Toutes ces interrogations trouveront leurs réponses dans un climax plein de fureur, de sang, de larmes et de violence (clairement l'un des plus intenses que les publications liés au Tisseur ait connu ces derniers temps) où toutes les émotions se mêlent (ressentiment, confiance, suspicion, affection, courage); d'autant plus que Reed a eu l'idée gonflée (mais au final totalement payante, car parfaitement gérée) de faire appel à l'une des idées les plus controversées du run de Straczynski : l'existence d'un fils et d'une fille illégitime de Norman dont Gwen Stacy est la mère. Cette saga, intitulé "Passé Recomposé", avait à l'époque suscité une polémique chez les fans. Si je devais apporter vite fait mon opinion, je dirais que oui, effectivement, l'idée d'avoir fait de Gwen la mère des gosses de Norman est une idée stupide. Certes, le but était de donner à Norman une nouvelle ampleur perverse. De ce côté là, pas de doute, la saga visait juste. Mais faire de Gwen une petite amie à ce point infidèle (pour ne pas employer un terme plus fort et moins...correct, disons) était un contre-sens absolu lorsque l'on repense à la relation Peter / Gwen telle que dépeinte dans les comics de l'époque. Si bien que bon nombre de fans ont préféré tout bonnement oublier cette saga. Reed fait à peu près la même chose : s'il amène bien dans l'histoire le fils illégitime de Norman, il prend bien soin de ne jamais mentionner sa mère. En clair, il garde l'apport de Straczynski à la perversité de Norman, tout en oubliant allègrement que le même auteur a fait de Gwen une salope (oups...mes doigts ont flanché). Ce qui permet donc de rendre la situation encore plus explosive : Harry prend conscience à quel point son père peut être détraqué, et n'a d'autre solution que d'agir en conséquence, c'est-à-dire radicalement, sur tous les plans, d'où ce climax enflammé.

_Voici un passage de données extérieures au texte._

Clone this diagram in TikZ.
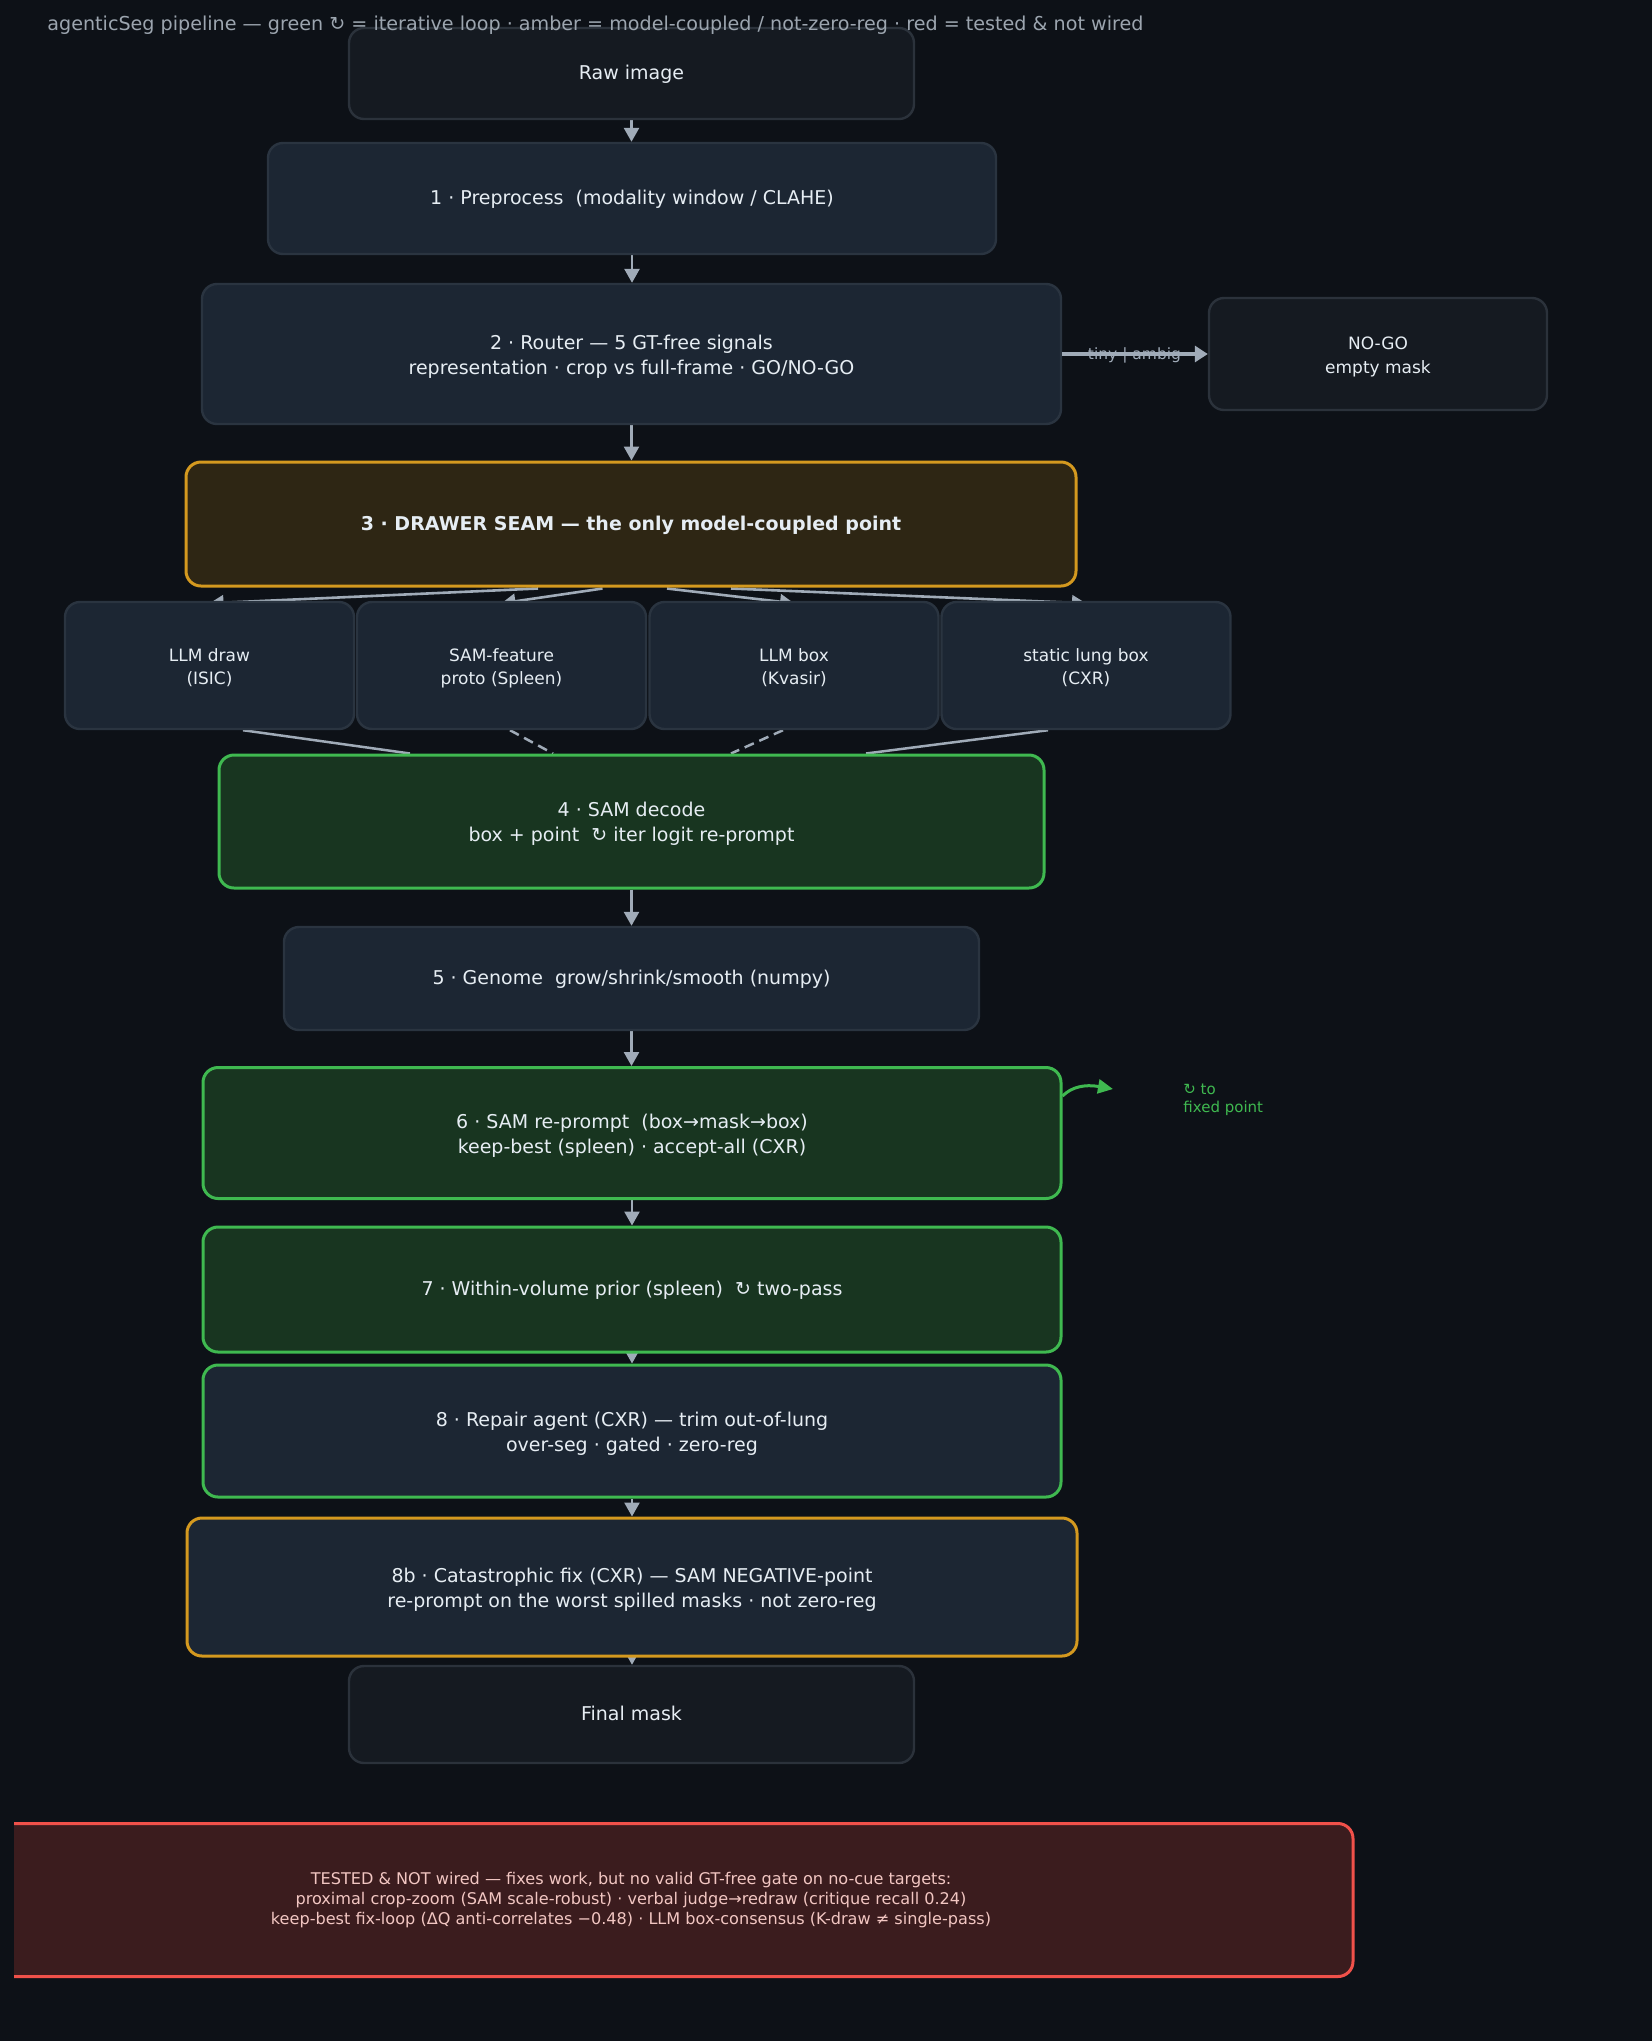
\documentclass[tikz,border=0pt]{standalone}
\usepackage{fontspec}
\setmainfont{DejaVu Sans}
\usetikzlibrary{arrows.meta,calc}
\definecolor{bg}{HTML}{0D1117}
\definecolor{titlec}{HTML}{9CA5AF}
\definecolor{txt}{HTML}{E6EDF3}
\definecolor{boxfill}{HTML}{1C2633}
\definecolor{boxline}{HTML}{2A3440}
\definecolor{darkfill}{HTML}{151A21}
\definecolor{darkline}{HTML}{2B323B}
\definecolor{amber}{HTML}{D4991F}
\definecolor{amberfill}{HTML}{2E2614}
\definecolor{greenc}{HTML}{3FB950}
\definecolor{greenfill}{HTML}{183520}
\definecolor{redc}{HTML}{F0514A}
\definecolor{redfill}{HTML}{3B1C1E}
\definecolor{redtxt}{HTML}{F2C6C2}
\definecolor{arrowc}{HTML}{A0ABB8}
\newcommand\fmain{\fontsize{9.5}{12.4}\selectfont}
\newcommand\ftitle{\fontsize{9.57}{12.4}\selectfont}
\newcommand\fsmall{\fontsize{8.5}{11.7}\selectfont}
\newcommand\fred{\fontsize{8.05}{9.8}\selectfont}
\newcommand\flbl{\fontsize{7.75}{9.8}\selectfont}
\newcommand\fnote{\fontsize{7.5}{9}\selectfont}
\pgfdeclarelayer{canvas}
\pgfdeclarelayer{background}
\pgfsetlayers{canvas,background,main}
\begin{document}
\begin{tikzpicture}[x=0.5pt,y=-0.5pt,
  box/.style={draw=boxline, fill=boxfill, line width=1.2pt, rounded corners=7.5pt,
    align=center, text=txt, font=\fmain, inner sep=0pt},
  oneline/.style={text height=8.6pt, text depth=2.3pt},
  twoline/.style={text height=22.3pt, text depth=2.3pt},
  darkbox/.style={box, draw=darkline, fill=darkfill},
  amberbox/.style={box, draw=amber, fill=amberfill, line width=1.5pt},
  greenbox/.style={box, draw=greenc, fill=greenfill, line width=1.5pt},
  smallbox/.style={box, font=\fsmall, minimum width=144.5pt, minimum height=63.5pt,
    text height=21pt, text depth=2pt},
  redbox/.style={box, draw=redc, fill=redfill, line width=1.5pt, text=redtxt, font=\fred},
  flow/.style={draw=arrowc, line width=1.3pt, -{Triangle[length=7pt,width=7.5pt]}},
  flowthick/.style={draw=arrowc, line width=1.6pt, -{Triangle[length=6.5pt,width=8pt]}},
  link/.style={draw=arrowc, line width=1.25pt},
  dashlink/.style={link, dash pattern=on 5pt off 3pt},
  loopflow/.style={draw=greenc, line width=1.5pt, -{Triangle[length=7.5pt,width=7pt]}}
]
\begin{pgfonlayer}{canvas}
\fill[bg] (0,0) rectangle (1652,2041);
\end{pgfonlayer}
\useasboundingbox (0,0) rectangle (1652,2041);

% nodes
\node[darkbox, oneline, minimum width=282.5pt, minimum height=45.5pt] (raw) at (631.5,73.5) {Raw image};
\node[box, oneline, minimum width=364pt, minimum height=55.5pt] (pre) at (632,198.5) {1 · Preprocess\ \ (modality window / CLAHE)};
\node[box, twoline, minimum width=429.5pt, minimum height=70pt] (router) at (631.5,354) {2 · Router — 5 GT-free signals\\representation · crop vs full-frame · GO/NO-GO};
\node[darkbox, font=\fsmall, minimum width=169pt, minimum height=56pt, text height=21pt, text depth=2pt] (nogo) at (1378,354) {NO-GO\\empty mask};
\node[amberbox, oneline, minimum width=445pt, minimum height=62pt] (seam) at (631,524) {\textbf{3 · DRAWER SEAM — the only model-coupled point}};
\node[smallbox] (d1) at (209.5,665.5) {LLM draw\\(ISIC)};
\node[smallbox] (d2) at (501.5,665.5) {SAM-feature\\proto (Spleen)};
\node[smallbox] (d3) at (794,665.5) {LLM box\\(Kvasir)};
\node[smallbox] (d4) at (1086,665.5) {static lung box\\(CXR)};
\node[greenbox, twoline, minimum width=412.5pt, minimum height=66.5pt] (decode) at (631.5,821.5) {4 · SAM decode\\box + point\ \ ↻ iter logit re-prompt};
\node[box, oneline, minimum width=347.5pt, minimum height=51.5pt] (genome) at (631.5,978.5) {5 · Genome\ \ grow/shrink/smooth (numpy)};
\node[greenbox, twoline, minimum width=429pt, minimum height=65.5pt] (six) at (632,1133) {6 · SAM re-prompt\ \ (box→mask→box)\\keep-best (spleen) · accept-all (CXR)};
\node[greenbox, oneline, minimum width=429pt, minimum height=62.5pt] (seven) at (632,1289.5) {7 · Within-volume prior (spleen)\ \ ↻ two-pass};
\node[box, twoline, draw=greenc, line width=1.5pt, minimum width=429pt, minimum height=66pt] (eight) at (632,1431) {8 · Repair agent (CXR) — trim out-of-lung\\over-seg · gated · zero-reg};
\node[box, twoline, draw=amber, line width=1.5pt, minimum width=445pt, minimum height=69pt] (eightb) at (632,1587) {8b · Catastrophic fix (CXR) — SAM NEGATIVE-point\\re-prompt on the worst spilled masks · not zero-reg};
\node[darkbox, oneline, minimum width=282.5pt, minimum height=48.5pt] (final) at (631.5,1714.5) {Final mask};
\begin{scope}
  \clip (14,0) rectangle (1652,2041);
  \node[redbox, minimum width=722pt, minimum height=76.5pt] (tested) at (631,1900) {TESTED \& NOT wired — fixes work, but no valid GT-free gate on no-cue targets:\\proximal crop-zoom (SAM scale-robust) · verbal judge→redraw (critique recall 0.24)\\keep-best fix-loop (ΔQ anti-correlates −0.48) · LLM box-consensus (K-draw ≠ single-pass)};
\end{scope}

% title
\node[anchor=west, text=titlec, font=\ftitle, inner sep=0pt] (title) at (47,25.5) {agenticSeg pipeline — green ↻ = iterative loop · amber = model-coupled / not-zero-reg · red = tested \& not wired};

% loop note
\coordinate (fixtip) at (1113,1089);
\node[anchor=west, align=left, text=greenc, font=\fnote, inner sep=0pt] (fixnote) at (1183,1099.5) {↻ to\\fixed point};
\draw[loopflow] ($(six.east)+(0,-37)$) .. controls ($(six.east)+(9,-46)$) and ($(six.east)+(22,-49)$) .. (fixtip);

% router -> nogo
\node[text=arrowc, font=\flbl, inner sep=0pt] (tinylbl) at (1134.5,355) {tiny | ambig};
\draw[flowthick] (router.east) -- (nogo.west);

% edges behind boxes
\begin{pgfonlayer}{background}
\draw[flow] (raw.south) -- (raw.south |- pre.north);
\draw[flow] (pre.south) -- (pre.south |- router.north);
\draw[flow] (router.south) -- (router.south |- seam.north);
\draw[flow] ($(seam.south)+(-93,1)$) -- ($(d1.north)+(0,2.5)$);
\draw[flow] ($(seam.south)+(-28.5,1)$) -- ($(d2.north)+(0,2.5)$);
\draw[flow] ($(seam.south)+(36,1)$) -- ($(d3.north)+(0,2.5)$);
\draw[flow] ($(seam.south)+(100,1)$) -- ($(d4.north)+(0,2.5)$);
\draw[link] ($(d1.south)+(33.5,0)$) -- ($(decode.north)+(-221.5,0)$);
\draw[dashlink] ($(d2.south)+(8.5,0)$) -- ($(decode.north)+(-78.5,0)$);
\draw[dashlink] ($(d3.south)+(-11,0)$) -- ($(decode.north)+(99.5,0)$);
\draw[link] ($(d4.south)+(-38,0)$) -- ($(decode.north)+(234.5,0)$);
\draw[flow] (decode.south) -- (decode.south |- genome.north);
\draw[flow] (genome.south) -- (genome.south |- six.north);
\draw[flow] (six.south) -- (six.south |- seven.north);
\draw[flow] (seven.south) -- (seven.south |- eight.north);
\draw[flow] (eight.south) -- (eight.south |- eightb.north);
\draw[flow] (eightb.south) -- (eightb.south |- final.north);
\end{pgfonlayer}
\end{tikzpicture}
\end{document}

Par la grâce d'une narration fluide (toutes les problématiques sont résolues dans le dernier chapitre sans temps morts, sans lourdeur -jamais de dialogues pompeux- ou oubli de détails) impliquant dans son déroulement l'apport talentueux d'idées audacieuses; le personnage d'Harry en ressortira grandit, retrouvant enfin une place de choix dans l'univers de Spider-Man, en tant que Harry OSBORN (avec tout ce que cela implique), et non pas juste Harry. Et, par extension, le personnage-titre se verra lui aussi évolué encore un peu plus de par sa relation fraternelle (et donc, forcément, en partie conflictuelle) avec le fils de sa némésis; une évolution s'imbriquant parfaitement dans celles récemment apportées dans la série régulière par la team de scénaristes habituels, évolutions ayant avant tout pour but de faire retrouver au personnage toute la splendeur pré-"One More Day" qu'il avait perdue.

Bref, un hors-série indispensable, que tout fan de Spidey se doit de lire.